Sounds like a rufus issue to me, rather than a hardware problem. It's been standard practice to align to larger values for a long time for performance reasons.


>Sounds like a rufus issue to me, rather than a hardware problem. It's been standard practice to align to larger values for a long time for performance reasons.

Which EFIs and bootloaders support that though? Everything I tried failed.


This USB SSD boots Debian Linux 6.1 kernel on HP Ryzen laptop, https://www.pny.com/PNY-DUO-Link-V3-USB-3-2-Gen-2-Type-C-OTG...


Thanks I already switched to a SATA SSD with USB3.0 adapter that works for booting Linux, I'm just annoyed spending the money on a fast pricy USB drive that doesn't work for anything else than Windows file transfers because of some BS technicality.

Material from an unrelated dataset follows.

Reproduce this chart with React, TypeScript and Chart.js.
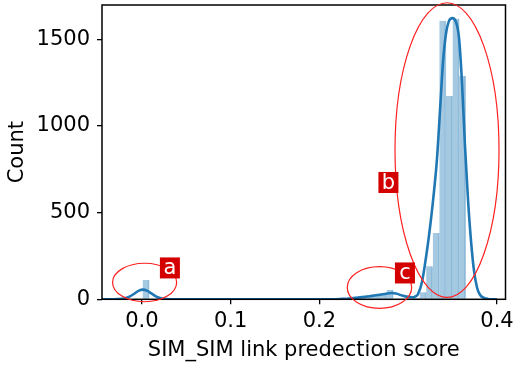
import { useEffect, useRef } from 'react';
import { Chart, registerables } from 'chart.js';

Chart.register(...registerables);

// Histogram bins (49 equal bins)
const BIN_START = 0.0008;
const BIN_WIDTH = 0.00743;
const binCounts = [
  111, 0, 0, 0, 0, 0, 0, 0, 0, 0,
  0, 0, 0, 0, 0, 0, 0, 0, 0, 0,
  0, 0, 0, 0, 0, 0, 0, 0, 0, 0,
  0, 0, 3, 8, 25, 27, 29, 54, 5, 2,
  3, 8, 40, 190, 383, 1607, 1173, 1618, 1289,
];
const binCenters = binCounts.map((_, i) => BIN_START + (i + 0.5) * BIN_WIDTH);

// KDE curve (scaled to counts)
const kdeX = [
  -0.045, -0.035, -0.028, -0.0192, -0.0135, -0.0079, -0.0034, 0.0011, 0.0056, 0.0101,
  0.0158, 0.0214, 0.028, 0.036, 0.1, 0.2, 0.215, 0.2231, 0.2344, 0.2456,
  0.2569, 0.2682, 0.2749, 0.2817, 0.2862, 0.293, 0.2997, 0.3042, 0.3077, 0.311,
  0.3155, 0.3211, 0.3256, 0.329, 0.3324, 0.3363, 0.3392, 0.3425, 0.3459, 0.3499,
  0.3538, 0.3572, 0.3606, 0.3639, 0.3673, 0.3707, 0.3741, 0.3775, 0.3808, 0.3854,
  0.3899, 0.3944, 0.4,
];
const kdeY = [
  0, 0, 1, 6, 17, 35, 50, 56, 50, 36,
  17, 6, 1.5, 0, 0, 0, 0.5, 2, 5, 11,
  18, 26, 32, 36, 33, 22, 14, 12, 16, 30,
  100, 280, 460, 620, 810, 1130, 1370, 1530, 1605, 1622,
  1600, 1510, 1250, 890, 580, 340, 165, 68, 26, 8,
  2, 0.5, 0,
];

const xTickValues = [0.0, 0.1, 0.2, 0.4];
const yTickValues = [0, 500, 1000, 1500];

const X_MIN = -0.045;
const X_MAX = 0.4096;
const Y_MIN = 0;
const Y_MAX = 1698;

// Annotation ellipses and labels (data coordinates)
const ellipses = [
  { cx: 0.003, cy: 97, rx: 0.0361, ry: 111 },
  { cx: 0.3437, cy: 861, rx: 0.0586, ry: 850 },
  { cx: 0.2676, cy: 68, rx: 0.0363, ry: 120 },
];
const labels = [
  { text: 'a', x: 0.0315, y: 181 },
  { text: 'b', x: 0.2777, y: 674 },
  { text: 'c', x: 0.2963, y: 152 },
];

const FONT = '"DejaVu Sans", "Liberation Sans", sans-serif';
const FS = 21;

const overlayPlugin = {
  id: 'overlay',
  afterDraw(chart: any) {
    const { ctx, chartArea, scales } = chart;
    const xs = scales.x;
    const ys = scales.y;
    ctx.save();
    // frame
    ctx.strokeStyle = '#000';
    ctx.lineWidth = 1.5;
    ctx.strokeRect(chartArea.left, chartArea.top, chartArea.right - chartArea.left, chartArea.bottom - chartArea.top);
    // ellipses
    ctx.strokeStyle = '#ff2020';
    ctx.lineWidth = 1.2;
    ellipses.forEach((e) => {
      const cx = xs.getPixelForValue(e.cx);
      const cy = ys.getPixelForValue(e.cy);
      const rx = Math.abs(xs.getPixelForValue(e.cx + e.rx) - cx);
      const ry = Math.abs(ys.getPixelForValue(e.cy + e.ry) - cy);
      ctx.beginPath();
      ctx.ellipse(cx, cy, rx, ry, 0, 0, Math.PI * 2);
      ctx.stroke();
    });
    // labels
    ctx.font = `${FS}px ${FONT}`;
    ctx.textAlign = 'center';
    ctx.textBaseline = 'middle';
    labels.forEach((l) => {
      const px = xs.getPixelForValue(l.x);
      const py = ys.getPixelForValue(l.y);
      const w = 20;
      const h = 21;
      ctx.fillStyle = '#d40000';
      ctx.fillRect(px - w / 2, py - h / 2, w, h);
      ctx.fillStyle = '#ffffff';
      ctx.fillText(l.text, px, py + 1);
    });
    ctx.restore();
  },
};

export default function App() {
  const ref = useRef<HTMLCanvasElement | null>(null);

  useEffect(() => {
    if (!ref.current) return;
    const chart = new Chart(ref.current, {
      type: 'bar',
      data: {
        datasets: [
          {
            type: 'line',
            data: kdeX.map((x, i) => ({ x, y: kdeY[i] })),
            borderColor: '#1f77b4',
            borderWidth: 2.6,
            pointRadius: 0,
            cubicInterpolationMode: 'monotone',
            fill: false,
            order: 0,
          } as any,
          {
            type: 'bar',
            data: binCenters.map((x, i) => ({ x, y: binCounts[i] })),
            backgroundColor: 'rgba(31,119,180,0.4)',
            borderColor: 'rgba(31,119,180,0.35)',
            borderWidth: { left: 0, right: 1, top: 0, bottom: 0 },
            borderSkipped: false,
            barPercentage: 1,
            categoryPercentage: 1,
            order: 1,
          } as any,
        ],
      },
      options: {
        animation: false,
        responsive: false,
        layout: { padding: { top: 5, right: 7.5, left: 0, bottom: 0 } },
        plugins: { legend: { display: false }, tooltip: { enabled: false } },
        scales: {
          x: {
            type: 'linear',
            min: X_MIN,
            max: X_MAX,
            offset: false,
            afterBuildTicks: (s: any) => {
              s.ticks = xTickValues.map((v) => ({ value: v }));
            },
            afterFit: (s: any) => {
              s.height = 65.7;
              s.paddingLeft = 0;
              s.paddingRight = 0;
            },
            ticks: {
              font: { family: FONT, size: FS },
              color: '#000',
              padding: 4.6,
              maxRotation: 0,
              autoSkip: false,
              callback: (v: any) => Number(v).toFixed(1),
            },
            grid: { display: true, drawOnChartArea: false, drawTicks: true, tickLength: 5, color: '#000', lineWidth: 1.3, offset: false },
            border: { display: false },
            title: {
              display: true,
              text: 'SIM_SIM link predection score',
              font: { family: FONT, size: FS },
              color: '#000',
              padding: { top: 0, bottom: 2 },
            },
          },
          y: {
            type: 'linear',
            min: Y_MIN,
            max: Y_MAX,
            afterBuildTicks: (s: any) => {
              s.ticks = yTickValues.map((v) => ({ value: v }));
            },
            afterFit: (s: any) => {
              s.width = 102;
              s.paddingTop = 0;
              s.paddingBottom = 0;
            },
            ticks: {
              font: { family: FONT, size: FS },
              color: '#000',
              padding: 7,
              autoSkip: false,
              callback: (v: any) => String(v),
            },
            grid: { display: true, drawOnChartArea: false, drawTicks: true, tickLength: 5, color: '#000', lineWidth: 1.3 },
            border: { display: false },
            title: {
              display: true,
              text: 'Count',
              font: { family: FONT, size: FS },
              color: '#000',
              padding: { top: 4.6, bottom: 0 },
            },
          },
        },
      },
      plugins: [overlayPlugin],
    });
    return () => chart.destroy();
  }, []);

  return (
    <div style={{ position: 'fixed', left: 0, top: 0, width: 513, height: 365, background: '#fff' }}>
      <canvas ref={ref} width={513} height={365} style={{ display: 'block', width: 513, height: 365 }} />
    </div>
  );
}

The SanDisk Extreme Pro is the best I've found for USB sticks (not to be confused with the "Extreme Go" which looks very similar and sucks). Just be aware that there are a lot of knockoffs, so be careful of where you source and test the speed of a large file copy (along with checksumming the contents) right after purchasing. The real drives always have a metal enclosure as well, which helps.